Data section:
====
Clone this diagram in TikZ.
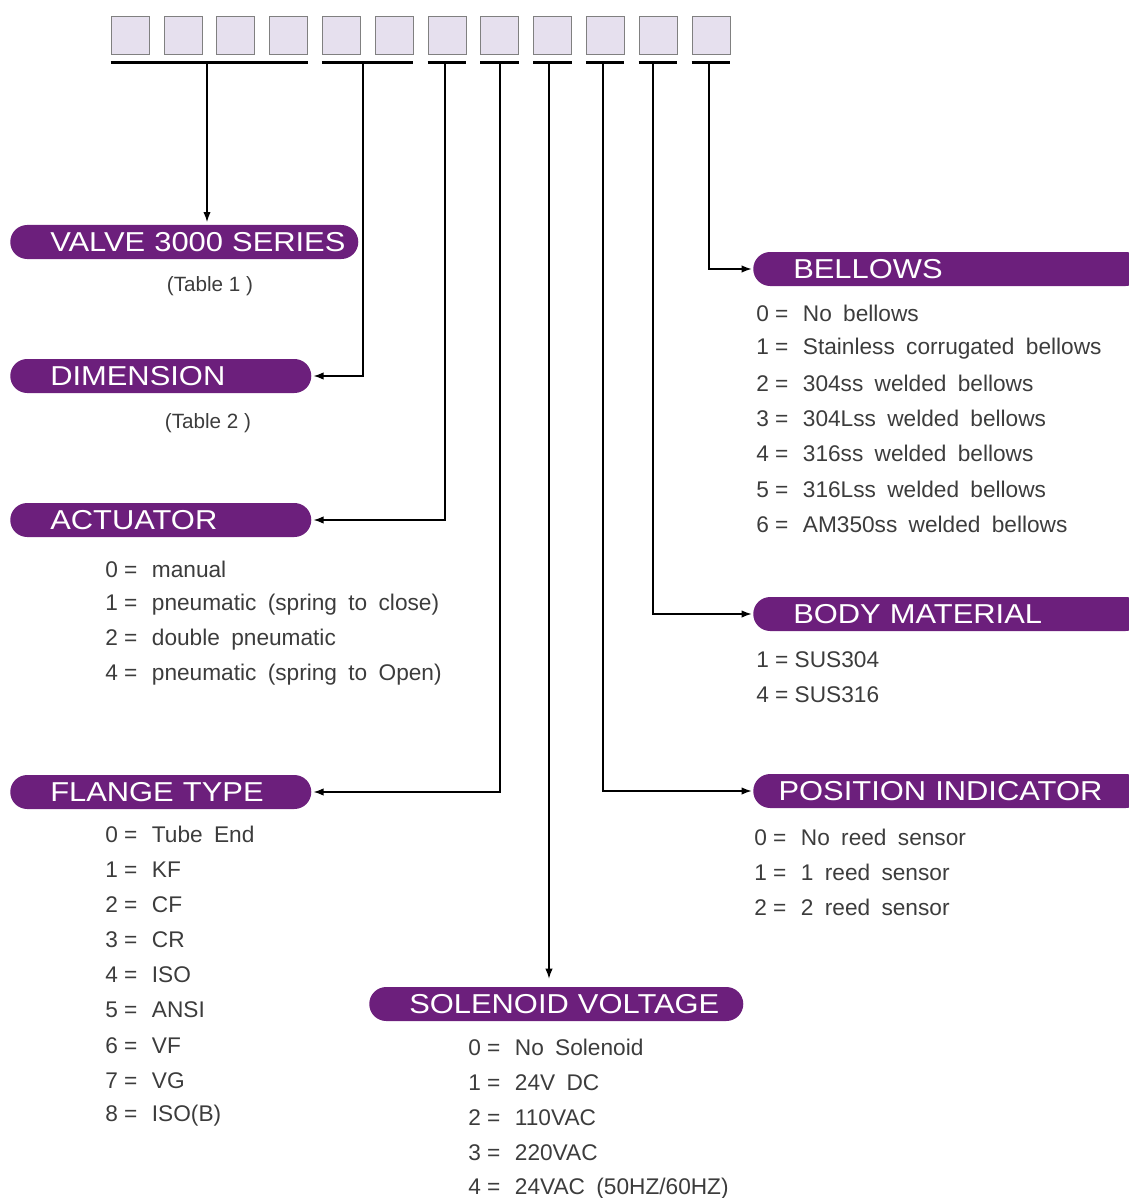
\documentclass[tikz,border=0pt]{standalone}
\usepackage{fontspec}
\setmainfont{Liberation Sans}
\newfontfamily\pillfont[FakeStretch=1.13]{Liberation Sans}
\newfontfamily\optfont[WordSpace=1.8]{Liberation Sans}
\usepackage{tikz}
\usetikzlibrary{positioning, arrows.meta}
\definecolor{pillpurple}{HTML}{6C1F7C}
\definecolor{boxlilac}{HTML}{E6E0EE}
\definecolor{textgray}{HTML}{3C3C3C}
\newcommand{\optrow}[2]{\makebox[35pt][l]{\rmfamily #1 =}#2}

\begin{document}
\begin{tikzpicture}[x=0.75pt,y=-0.75pt,
	pill/.style={fill=pillpurple, text=white, rounded corners=12.7pt, minimum height=25.5pt, inner xsep=0pt, inner ysep=0pt, anchor=west, align=left, font=\pillfont\fontsize{20.5}{24}\selectfont},
	opt/.style={anchor=west, text=textgray, font=\optfont\fontsize{17}{20}\selectfont, inner sep=0pt},
	digit/.style={draw=gray, fill=boxlilac, minimum width=28.5pt, minimum height=28.5pt, inner sep=0pt},
	bar/.style={line width=2pt},
	conn/.style={-{Latex[length=7.5pt,width=5.5pt]}, line width=1pt}]

	\useasboundingbox (0,0) rectangle (1128,1198);

	% code boxes
	\foreach \i in {1,...,12}
		\node[digit] (b\i) at ({130+52.8*(\i-1)},35) {};

	\draw[bar] ([yshift=-6pt]b1.south west) -- ([yshift=-6pt]b4.south east);
	\draw[bar] ([yshift=-6pt]b5.south west) -- ([yshift=-6pt]b6.south east);
	\foreach \i in {7,...,12}
		\draw[bar] ([yshift=-6pt]b\i.south west) -- ([yshift=-6pt]b\i.south east);

	\coordinate (t1) at (207,62);
	\coordinate (t2) at (363,62);
	\coordinate (t3) at (445,62);
	\coordinate (t4) at (500,62);
	\coordinate (t5) at (549,62);
	\coordinate (t6) at (603,62);
	\coordinate (t7) at (653,62);
	\coordinate (t8) at (709,62);

	% headings
	\node[pill, text width=261pt] (series) at (10,242) {\hspace*{30pt}VALVE 3000 SERIES};
	\node[pill, text width=225.75pt] (dimension) at (10,376) {\hspace*{30pt}DIMENSION};
	\node[pill, text width=225.75pt] (actuator) at (10,520) {\hspace*{30pt}ACTUATOR};
	\node[pill, text width=225.75pt] (flange) at (10,792) {\hspace*{30pt}FLANGE TYPE};
	\node[pill, text width=280.5pt] (solenoid) at (369,1004) {\hspace*{30pt}SOLENOID VOLTAGE};
	\node[pill, text width=292pt] (bellows) at (753,269) {\hspace*{30pt}BELLOWS};
	\node[pill, text width=292pt] (body) at (753,614) {\hspace*{30pt}BODY MATERIAL};
	\node[pill, text width=292pt] (position) at (753,791) {\hspace*{19pt}POSITION INDICATOR};

	% connectors
	\draw[conn] (t1) -- ([yshift=2pt]t1 |- series.north);
	\draw[conn] (t2) |- ([xshift=1.5pt]dimension.east);
	\draw[conn] (t3) |- ([xshift=1.5pt]actuator.east);
	\draw[conn] (t4) |- ([xshift=1.5pt]flange.east);
	\draw[conn] (t5) -- ([yshift=6pt]t5 |- solenoid.north);
	\draw[conn] (t6) |- ([xshift=-1pt]position.west);
	\draw[conn] (t7) |- ([xshift=-1pt]body.west);
	\draw[conn] (t8) |- ([xshift=-1pt]bellows.west);

	% options
	\node[opt, anchor=center, font=\fontsize{15.5}{18}\selectfont] (table1) at (210,286) {(Table 1 )};
	\node[opt, anchor=center, font=\fontsize{15.5}{18}\selectfont] (table2) at (208,423) {(Table 2 )};

	\foreach \n/\t [count=\k] in {0/manual, 1/pneumatic (spring to close), 2/double pneumatic, 4/pneumatic (spring to Open)}
		\node[opt] (act\k) at (105,{569+35.3*(\k-1)}) {\optrow{\n}{\t}};

	\foreach \n/\t [count=\k] in {0/Tube End, 1/KF, 2/CF, 3/CR, 4/ISO, 5/ANSI, 6/VF, 7/VG, 8/ISO(B)}
		\node[opt] (fl\k) at (105,{834+35.2*(\k-1)}) {\optrow{\n}{\t}};

	\foreach \n/\t [count=\k] in {0/No Solenoid, 1/24V DC, 2/110VAC, 3/220VAC, 4/{24VAC (50HZ/60HZ)}}
		\node[opt] (sol\k) at (468,{1047+35.3*(\k-1)}) {\optrow{\n}{\t}};

	\foreach \n/\t [count=\k] in {0/No bellows, 1/Stainless corrugated bellows, 2/304ss welded bellows, 3/304Lss welded bellows, 4/316ss welded bellows, 5/316Lss welded bellows, 6/AM350ss welded bellows}
		\node[opt] (bel\k) at (756,{313+35.2*(\k-1)}) {\optrow{\n}{\t}};

	\node[opt, font=\fontsize{17}{20}\selectfont] (body1) at (756,660) {1 = SUS304};
	\node[opt, font=\fontsize{17}{20}\selectfont] (body2) at (756,695) {4 = SUS316};

	\foreach \n/\t [count=\k] in {0/No reed sensor, 1/1 reed sensor, 2/2 reed sensor}
		\node[opt] (pos\k) at (754,{837+35.2*(\k-1)}) {\optrow{\n}{\t}};

\end{tikzpicture}
\end{document}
====
Task statement:
Transcribe the material as is, with images omitted.

Exercise response:
Clone this diagram in TikZ.
\documentclass[tikz,border=0pt]{standalone}
\usepackage{fontspec}
\setmainfont{Liberation Sans}
\newfontfamily\pillfont[FakeStretch=1.13]{Liberation Sans}
\newfontfamily\optfont[WordSpace=1.8]{Liberation Sans}
\usepackage{tikz}
\usetikzlibrary{positioning, arrows.meta}
\definecolor{pillpurple}{HTML}{6C1F7C}
\definecolor{boxlilac}{HTML}{E6E0EE}
\definecolor{textgray}{HTML}{3C3C3C}
\newcommand{\optrow}[2]{\makebox[35pt][l]{\rmfamily #1 =}#2}

\begin{document}
\begin{tikzpicture}[x=0.75pt,y=-0.75pt,
	pill/.style={fill=pillpurple, text=white, rounded corners=12.7pt, minimum height=25.5pt, inner xsep=0pt, inner ysep=0pt, anchor=west, align=left, font=\pillfont\fontsize{20.5}{24}\selectfont},
	opt/.style={anchor=west, text=textgray, font=\optfont\fontsize{17}{20}\selectfont, inner sep=0pt},
	digit/.style={draw=gray, fill=boxlilac, minimum width=28.5pt, minimum height=28.5pt, inner sep=0pt},
	bar/.style={line width=2pt},
	conn/.style={-{Latex[length=7.5pt,width=5.5pt]}, line width=1pt}]

	\useasboundingbox (0,0) rectangle (1128,1198);

	% code boxes
	\foreach \i in {1,...,12}
		\node[digit] (b\i) at ({130+52.8*(\i-1)},35) {};

	\draw[bar] ([yshift=-6pt]b1.south west) -- ([yshift=-6pt]b4.south east);
	\draw[bar] ([yshift=-6pt]b5.south west) -- ([yshift=-6pt]b6.south east);
	\foreach \i in {7,...,12}
		\draw[bar] ([yshift=-6pt]b\i.south west) -- ([yshift=-6pt]b\i.south east);

	\coordinate (t1) at (207,62);
	\coordinate (t2) at (363,62);
	\coordinate (t3) at (445,62);
	\coordinate (t4) at (500,62);
	\coordinate (t5) at (549,62);
	\coordinate (t6) at (603,62);
	\coordinate (t7) at (653,62);
	\coordinate (t8) at (709,62);

	% headings
	\node[pill, text width=261pt] (series) at (10,242) {\hspace*{30pt}VALVE 3000 SERIES};
	\node[pill, text width=225.75pt] (dimension) at (10,376) {\hspace*{30pt}DIMENSION};
	\node[pill, text width=225.75pt] (actuator) at (10,520) {\hspace*{30pt}ACTUATOR};
	\node[pill, text width=225.75pt] (flange) at (10,792) {\hspace*{30pt}FLANGE TYPE};
	\node[pill, text width=280.5pt] (solenoid) at (369,1004) {\hspace*{30pt}SOLENOID VOLTAGE};
	\node[pill, text width=292pt] (bellows) at (753,269) {\hspace*{30pt}BELLOWS};
	\node[pill, text width=292pt] (body) at (753,614) {\hspace*{30pt}BODY MATERIAL};
	\node[pill, text width=292pt] (position) at (753,791) {\hspace*{19pt}POSITION INDICATOR};

	% connectors
	\draw[conn] (t1) -- ([yshift=2pt]t1 |- series.north);
	\draw[conn] (t2) |- ([xshift=1.5pt]dimension.east);
	\draw[conn] (t3) |- ([xshift=1.5pt]actuator.east);
	\draw[conn] (t4) |- ([xshift=1.5pt]flange.east);
	\draw[conn] (t5) -- ([yshift=6pt]t5 |- solenoid.north);
	\draw[conn] (t6) |- ([xshift=-1pt]position.west);
	\draw[conn] (t7) |- ([xshift=-1pt]body.west);
	\draw[conn] (t8) |- ([xshift=-1pt]bellows.west);

	% options
	\node[opt, anchor=center, font=\fontsize{15.5}{18}\selectfont] (table1) at (210,286) {(Table 1 )};
	\node[opt, anchor=center, font=\fontsize{15.5}{18}\selectfont] (table2) at (208,423) {(Table 2 )};

	\foreach \n/\t [count=\k] in {0/manual, 1/pneumatic (spring to close), 2/double pneumatic, 4/pneumatic (spring to Open)}
		\node[opt] (act\k) at (105,{569+35.3*(\k-1)}) {\optrow{\n}{\t}};

	\foreach \n/\t [count=\k] in {0/Tube End, 1/KF, 2/CF, 3/CR, 4/ISO, 5/ANSI, 6/VF, 7/VG, 8/ISO(B)}
		\node[opt] (fl\k) at (105,{834+35.2*(\k-1)}) {\optrow{\n}{\t}};

	\foreach \n/\t [count=\k] in {0/No Solenoid, 1/24V DC, 2/110VAC, 3/220VAC, 4/{24VAC (50HZ/60HZ)}}
		\node[opt] (sol\k) at (468,{1047+35.3*(\k-1)}) {\optrow{\n}{\t}};

	\foreach \n/\t [count=\k] in {0/No bellows, 1/Stainless corrugated bellows, 2/304ss welded bellows, 3/304Lss welded bellows, 4/316ss welded bellows, 5/316Lss welded bellows, 6/AM350ss welded bellows}
		\node[opt] (bel\k) at (756,{313+35.2*(\k-1)}) {\optrow{\n}{\t}};

	\node[opt, font=\fontsize{17}{20}\selectfont] (body1) at (756,660) {1 = SUS304};
	\node[opt, font=\fontsize{17}{20}\selectfont] (body2) at (756,695) {4 = SUS316};

	\foreach \n/\t [count=\k] in {0/No reed sensor, 1/1 reed sensor, 2/2 reed sensor}
		\node[opt] (pos\k) at (754,{837+35.2*(\k-1)}) {\optrow{\n}{\t}};

\end{tikzpicture}
\end{document}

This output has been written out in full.